My thoughts on today’s workout:
  1. I always feel like I’m swimming so much faster than I really am. 🙂
  2. I really don’t know what I am capable of for the swim.  I know what “all-out” is for running, but no idea for swimming.  I don’t think I’ve ever gone all-out.
  3. Focus and positive thinking is really important under water.
  4.  I wish I could do flip-turns.
  5. I wonder how fast I can get?

My coach – preview

whistle“There is hardly anything you can’t do if you have, and you nurture, the proper support systems.  Don’t lower the goal, increase your support.” ~Jim Hayhurst Sr

I have my new, big goal – competing strongly at the 2014 USA Triathlon Age Group National Championships – Olympic Distance. Now I need to increase my support and hire the right coach to help me achieve my goal. I’ve connected with Kelsey Abbot and finally returned my Athlete History form to her (after stalling for weeks). I sent her my goals, yesterday, and here’s her awesome response:

“I think top 25/worlds’ qualifier at nationals is awesomely outrageous–a challenge obviously, but if a human being can go from a couple cells to a human-like clump of cells to cells that function to cells that function on their own in 9 months and 1 week, then dammit, you can drop a chunk of time for an olympic in the same amount of time. I can work with you if you can accept the following: 1.) every race is different so times may or may not be comparable and 2) we can’t control where you end up placing because we can’t control how other people do, but we can turn you into a superhero.”

“1.) every race is different so times may or may not be comparable” – Yes, I’m flexible in my mindset to allow for the surprise uphill swim, random summer blizzard, or sneaky ninja ambushes. These races may not give me a PR, but they certainly make for great stories.
“2) we can’t control where you end up placing because we can’t control how other people do, but we can turn you into a superhero.”- YES!  This is a VERY important to me – because I’m not really motivated by besting other people. I am VERY good at focusing on my own goals and running my own race. It makes me feel smarter on race day to follow my plan. If I meet my time goal and don’t wind up placing well, I rarely care. (OK, If it’s close, then I do replay the day over & over and second guess everything for a few days.)

I don’t know if you watched the World Series, but here’s my analogy…In game 1, David Ortiz hit a grand slam home run.  Carlos Beltran reached over the wall and into the bullpen and caught the ball outside of the park.

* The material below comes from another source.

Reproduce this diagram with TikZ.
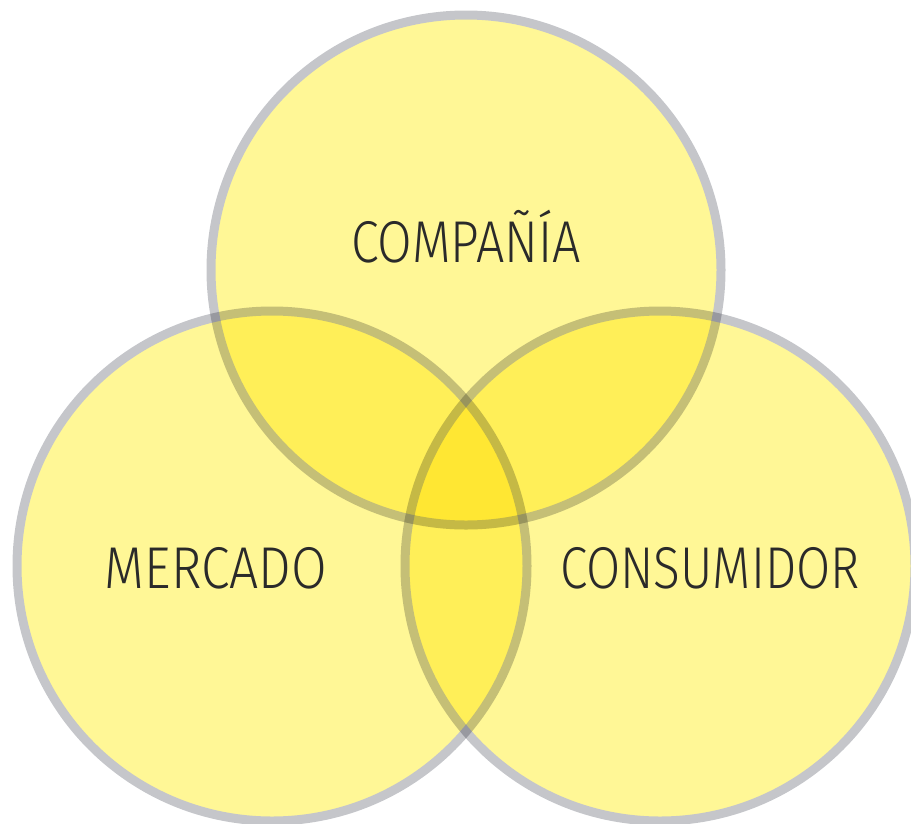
\documentclass[tikz,border=0pt]{standalone}
\usepackage{fontspec}
\IfFontExistsTF{Fira Sans Light}{\setmainfont{Fira Sans Light}}{\setmainfont{Fira Sans}}
\begin{document}
\begin{tikzpicture}[x=1pt,y=-1pt,
  venn/.style={draw=ringgray, line width=9pt, fill=vennyellow},
  lbl/.style={anchor=base, text=textdark, font=\fontsize{59}{63}\selectfont, inner sep=0pt}]
\definecolor{ringgray}{HTML}{C5C6CA}
\definecolor{vennyellow}{RGB}{255,247,150}
\definecolor{textdark}{HTML}{2A2A2A}
\useasboundingbox (0,0) rectangle (911,823);
\clip (0,0) rectangle (911,823);
\coordinate (ctop) at (466,270);
\coordinate (cleft) at (272,566);
\coordinate (cright) at (660,566);
\begin{scope}[blend mode=multiply]
  \begin{scope}[transparency group]
    \draw[venn] (ctop) circle[radius=255];
  \end{scope}
  \begin{scope}[transparency group]
    \draw[venn] (cleft) circle[radius=255];
  \end{scope}
  \begin{scope}[transparency group]
    \draw[venn] (cright) circle[radius=255];
  \end{scope}
\end{scope}
\node[lbl] (compania) at (466,262) {\scalebox{0.85}[1]{COMPAÑÍA}};
\node[lbl] (mercado) at (216,588) {\scalebox{0.875}[1]{MERCADO}};
\node[lbl] (consumidor) at (710,588) {\scalebox{0.84}[1]{CONSUMIDOR}};
\end{tikzpicture}
\end{document}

So, the result wasn’t a home run and David Ortiz still hit a home run.  My goal is to hit the home run.

Yup, I found the right coach for me.

updated: my coach is this awesome! Click here to see a picture of Kelsey winning 2013 Rev3 Venice Olympic Distance.

Step 1. Commit

commit buttonI’m an advocate of thoughtful goal setting & planning.

Everyday I work with business  leaders to help them identify and develop meaningful and achievable goals.   This is the core of my  professional success.  I know this like I know the sun will come up later this morning.

And yet…here I am (again).  I’ve started another massive challenge just by clicking on a submit button.  Before giving myself the chance to think through the goal, potential plans to reach my goal, or even what the first step might be, I have committed.   I have “taken a flyer.”  I am now registered for the 2014 USA Triathlon National Championships – Olympic Distance.

It’s not the first time.  I have no doubt that it won’t be the last.  And I am even more sure that at some point during this challenge I will utter my signature phrase, “it seemed like a good idea at the time.”

I don’t advocate “the flyer” with my clients, but it’s often an effective way for me to start a new personal challenge.  As a thinker, it moves me into action without the distraction of research, analysis, deliberation, etc.  It’s a move from the gut with a lot of faith that the details will come together once I’ve made the commitment.

inTent is where I will capture and share my experiences of all of the elements related to taking on this bold/audacious goal.  Welcome to the tent.